C'est le match "Pologne/je ne sais qui" et la Pologne vient d'inscrire le premier but (il s'avèrera plus tard qu'elle sera battue aux tirs aux buts), on hurle dans les rues, il est un peu plus de 20 heures. Nous nous mettons en quête d'un hôtel un peu à l'extérieur du centre ville. Le téléphone nous guide vers un hostel, complet : le propriétaire en sort pour faire un tour à vélo et nous annonce "qu'il y a des millions de gens" en ville à l'occasion d'un concert et qu'il n'y a aucune chambre de disponible, sauf, peut-être, les grands hôtels du centre ville. "Des millions", il exagère sans doute un peu, se dit-on. Retour au centre ville où trône un grand hôtel Mercure : Alain en sort dépité, car il n'y a pas de chambre libre et qu'il n'y en aurait même pas jusque Gdansk, lui a-t-on dit à l'accueil.
Il est maintenant 22 heures, tout le monde est rivé au petit écran, et nous sommes "à la rue". Il nous reste globalement trois solutions : la gare de Gdynia, s'il y en a une, trouver un camping sur la route de Gdansk encore à 30 kilomètres ou, et c'est la solution qu'on va retenir, planter la tente que je transporte depuis des centaines de kilomètres, discrètement dans un lieu public avec un peu de verdure. On finit par en  trouver un : il y a déjà une vieille caravane dans un coin. On en cherche un autre à l'abri des regards, de la rue et des immeubles qui l'entourent, à la lisière du rideau d'arbre et du semblant de pelouse.
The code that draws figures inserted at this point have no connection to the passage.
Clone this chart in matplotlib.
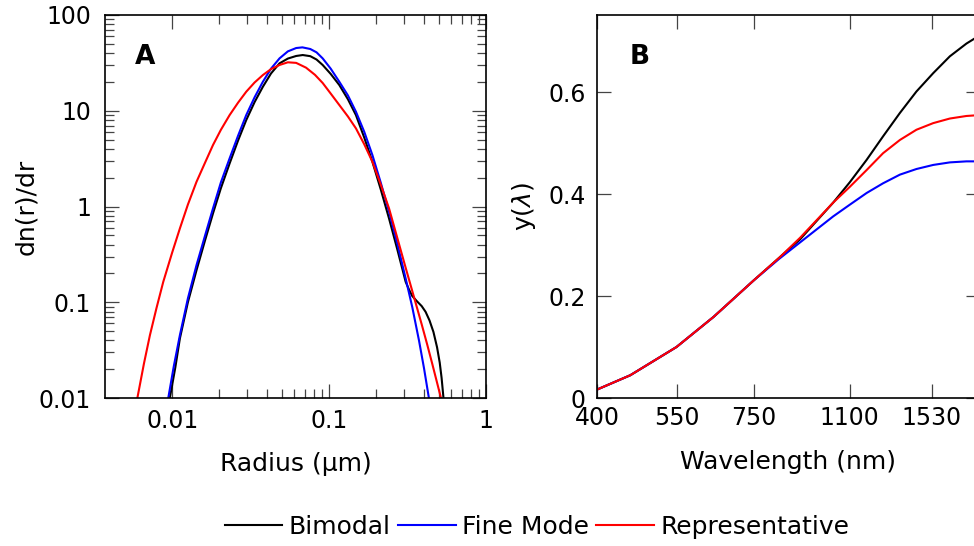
import matplotlib
matplotlib.use("Agg")
import matplotlib.pyplot as plt
import numpy as np
from matplotlib.ticker import FixedLocator, FixedFormatter, NullLocator

# Panel A: size distributions, read off the log-log axes as decade exponents
# (log10 of radius in um, log10 of dn/dr)
bimodal_r_exp = [-2.015, -1.98, -1.951, -1.90, -1.845, -1.79, -1.740, -1.69, -1.634,
                 -1.58, -1.528, -1.475, -1.422, -1.37, -1.316, -1.263, -1.21, -1.168,
                 -1.12, -1.08, -1.041, -0.99, -0.935, -0.88, -0.829, -0.776, -0.724,
                 -0.671, -0.618, -0.565, -0.512, -0.49, -0.47, -0.44, -0.41, -0.385,
                 -0.36, -0.335, -0.312, -0.295, -0.283, -0.271]
bimodal_n_exp = [-2.0, -1.68, -1.378, -1.00, -0.665, -0.35, -0.072, 0.19, 0.450,
                 0.69, 0.903, 1.09, 1.251, 1.39, 1.495, 1.545, 1.572, 1.582,
                 1.57, 1.535, 1.478, 1.385, 1.269, 1.12, 0.955, 0.72, 0.467,
                 0.18, -0.125, -0.45, -0.787, -0.87, -0.935, -0.99, -1.04, -1.10,
                 -1.19, -1.31, -1.47, -1.63, -1.79, -2.0]

fine_r_exp = [-2.025, -1.99, -1.951, -1.90, -1.845, -1.79, -1.740, -1.69, -1.634,
              -1.58, -1.528, -1.475, -1.422, -1.37, -1.316, -1.263, -1.21, -1.17,
              -1.12, -1.08, -1.041, -0.99, -0.935, -0.88, -0.829, -0.776, -0.724,
              -0.671, -0.618, -0.565, -0.512, -0.47, -0.427, -0.395, -0.364]
fine_n_exp = [-2.0, -1.67, -1.344, -0.96, -0.612, -0.30, -0.020, 0.25, 0.503,
              0.74, 0.955, 1.14, 1.303, 1.44, 1.547, 1.62, 1.655, 1.662,
              1.645, 1.61, 1.547, 1.44, 1.303, 1.16, 0.990, 0.78, 0.537,
              0.25, -0.055, -0.39, -0.752, -1.05, -1.40, -1.69, -2.0]

repr_r_exp = [-2.222, -2.18, -2.142, -2.10, -2.057, -2.00, -1.951, -1.90, -1.845,
              -1.79, -1.740, -1.69, -1.634, -1.58, -1.528, -1.475, -1.422, -1.37,
              -1.316, -1.263, -1.21, -1.147, -1.09, -1.041, -0.99, -0.935, -0.88,
              -0.829, -0.776, -0.724, -0.671, -0.618, -0.565, -0.512, -0.46, -0.41,
              -0.375, -0.343, -0.315, -0.287]
repr_n_exp = [-2.0, -1.64, -1.344, -1.06, -0.787, -0.48, -0.229, 0.02, 0.258,
              0.46, 0.642, 0.80, 0.955, 1.085, 1.199, 1.295, 1.373, 1.435,
              1.478, 1.506, 1.50, 1.45, 1.375, 1.29, 1.18, 1.060, 0.94,
              0.816, 0.65, 0.467, 0.23, -0.020, -0.33, -0.64, -0.94, -1.23,
              -1.44, -1.64, -1.82, -2.0]

# Panel B: y(lambda) vs wavelength (nm)
wavelength = [400, 457, 550, 638, 750, 830, 902, 1030, 1101, 1178, 1258, 1346,
              1438, 1538, 1644, 1757, 1810]
bimodal_y = [0.0165, 0.0446, 0.100, 0.159, 0.231, 0.275, 0.311, 0.383, 0.423,
             0.467, 0.513, 0.559, 0.601, 0.637, 0.670, 0.695, 0.704]
fine_y = [0.0165, 0.0446, 0.100, 0.159, 0.231, 0.273, 0.305, 0.356, 0.379,
          0.402, 0.421, 0.438, 0.449, 0.457, 0.462, 0.464, 0.464]
repr_y = [0.0165, 0.0446, 0.100, 0.159, 0.231, 0.275, 0.314, 0.383, 0.414,
          0.447, 0.480, 0.506, 0.526, 0.539, 0.548, 0.553, 0.554]

wl_ticks = [400, 550, 750, 1100, 1530]
y_ticks_b = [0, 0.2, 0.4, 0.6]

plt.rcParams["font.family"] = ["DejaVu Sans"]
plt.rcParams["font.size"] = 17

W, H = 974, 546
fig = plt.figure(figsize=(W / 100, H / 100), dpi=100)


def box(x0, x1, top, bottom):
    return [x0 / W, 1 - bottom / H, (x1 - x0) / W, (bottom - top) / H]


ax_a = fig.add_axes(box(105, 486, 15, 398))
ax_b = fig.add_axes(box(597, 980, 15, 398))

lw = 1.5
for r_exp, n_exp, col in ((bimodal_r_exp, bimodal_n_exp, "black"),
                          (fine_r_exp, fine_n_exp, "#0000ff"),
                          (repr_r_exp, repr_n_exp, "#ff0000")):
    ax_a.plot(10.0 ** np.array(r_exp), 10.0 ** np.array(n_exp), color=col, lw=lw)
ax_a.set_xscale("log")
ax_a.set_yscale("log")
ax_a.set_xlim(0.00373, 1.0)
ax_a.set_ylim(0.01, 100)
ax_a.xaxis.set_major_locator(FixedLocator([0.01, 0.1, 1]))
ax_a.xaxis.set_major_formatter(FixedFormatter(["0.01", "0.1", "1"]))
ax_a.xaxis.set_minor_locator(FixedLocator([k * d for d in (0.01, 0.1) for k in range(2, 10)]))
ax_a.yaxis.set_major_locator(FixedLocator([0.01, 0.1, 1, 10, 100]))
ax_a.yaxis.set_major_formatter(FixedFormatter(["0.01", "0.1", "1", "10", "100"]))
ax_a.yaxis.set_minor_locator(FixedLocator([k * d for d in (0.01, 0.1, 1, 10) for k in range(2, 10)]))
ax_a.set_xlabel("Radius (µm)", fontsize=18)
ax_a.set_ylabel("dn(r)/dr", fontsize=18)
ax_a.xaxis.set_label_coords(0.5, -0.14)
ax_a.yaxis.set_label_coords(-0.175, 0.5)
ax_a.text(0.105, 0.89, "A", transform=ax_a.transAxes, fontsize=19,
          fontweight="bold", ha="center", va="center")

ax_b.plot(wavelength, bimodal_y, color="black", lw=lw, label="Bimodal")
ax_b.plot(wavelength, fine_y, color="#0000ff", lw=lw, label="Fine Mode")
ax_b.plot(wavelength, repr_y, color="#ff0000", lw=lw, label="Representative")
ax_b.set_xscale("log")
ax_b.set_xlim(400, 1855)
ax_b.set_ylim(0, 0.751)
ax_b.xaxis.set_major_locator(FixedLocator(wl_ticks))
ax_b.xaxis.set_major_formatter(FixedFormatter([str(t) for t in wl_ticks]))
ax_b.xaxis.set_minor_locator(NullLocator())
ax_b.yaxis.set_major_locator(FixedLocator(y_ticks_b))
ax_b.yaxis.set_major_formatter(FixedFormatter(["0", "0.2", "0.4", "0.6"]))
ax_b.set_xlabel("Wavelength (nm)", fontsize=18)
ax_b.set_ylabel("y($\\lambda$)", fontsize=18)
ax_b.xaxis.set_label_coords(0.5, -0.135)
ax_b.yaxis.set_label_coords(-0.155, 0.5)
ax_b.text(0.112, 0.89, "B", transform=ax_b.transAxes, fontsize=19,
          fontweight="bold", ha="center", va="center")

for ax in (ax_a, ax_b):
    for s in ax.spines.values():
        s.set_linewidth(1.2)
    ax.tick_params(which="both", direction="in", top=True, right=True,
                   color="#444444", width=0.9)
    ax.tick_params(which="major", length=10)
    ax.tick_params(which="minor", length=6.5)
ax_a.tick_params(axis="y", which="major", pad=10)
ax_a.tick_params(axis="x", which="major", pad=8)
ax_b.tick_params(axis="y", which="major", pad=8)
ax_b.tick_params(axis="x", which="major", pad=6)

handles, labels = ax_b.get_legend_handles_labels()
fig.legend(handles, labels, loc="center", bbox_to_anchor=(537 / W, 1 - 527 / H),
           ncol=3, frameon=False, handlelength=2.3, handletextpad=0.25,
           columnspacing=0.3, fontsize=18)

fig.savefig("out.png", dpi=100, facecolor="white")
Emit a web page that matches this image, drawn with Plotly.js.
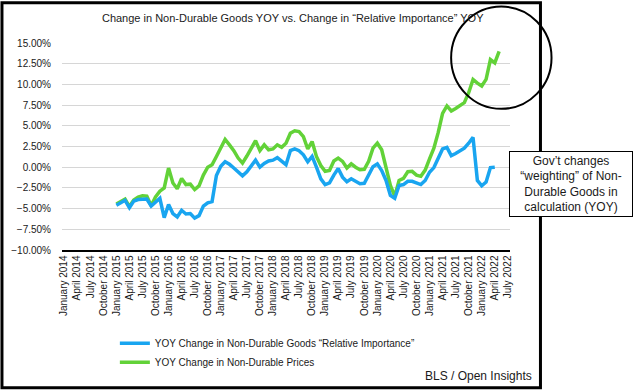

Je n'ai pas perdu l'habitude de monter ma tente, mais il fait déjà nuit et je tâtonne un peu, Alain n'ayant pas l'expérience ad hoc, "on ne peut pas être bon partout"!, j'arrive à la monter avec son aide, on camoufle les vélos. J'ai mon sac de couchage qui me protègera du froid pendant la nuit, car on est encore échauffé de notre parcours urbain à vélo. Alain sera obligé de se lever pendant la nuit pour s'habiller plus chaudement. Dire qu'on aura dormi dans cet espace restreint, le dos à même le sol, écoutant les bruits de la ville et les cris d'une femme qui "engueule" quelqu'un juste à côté de nous, c'est beaucoup dire, mais au moins, on se sera reposé. 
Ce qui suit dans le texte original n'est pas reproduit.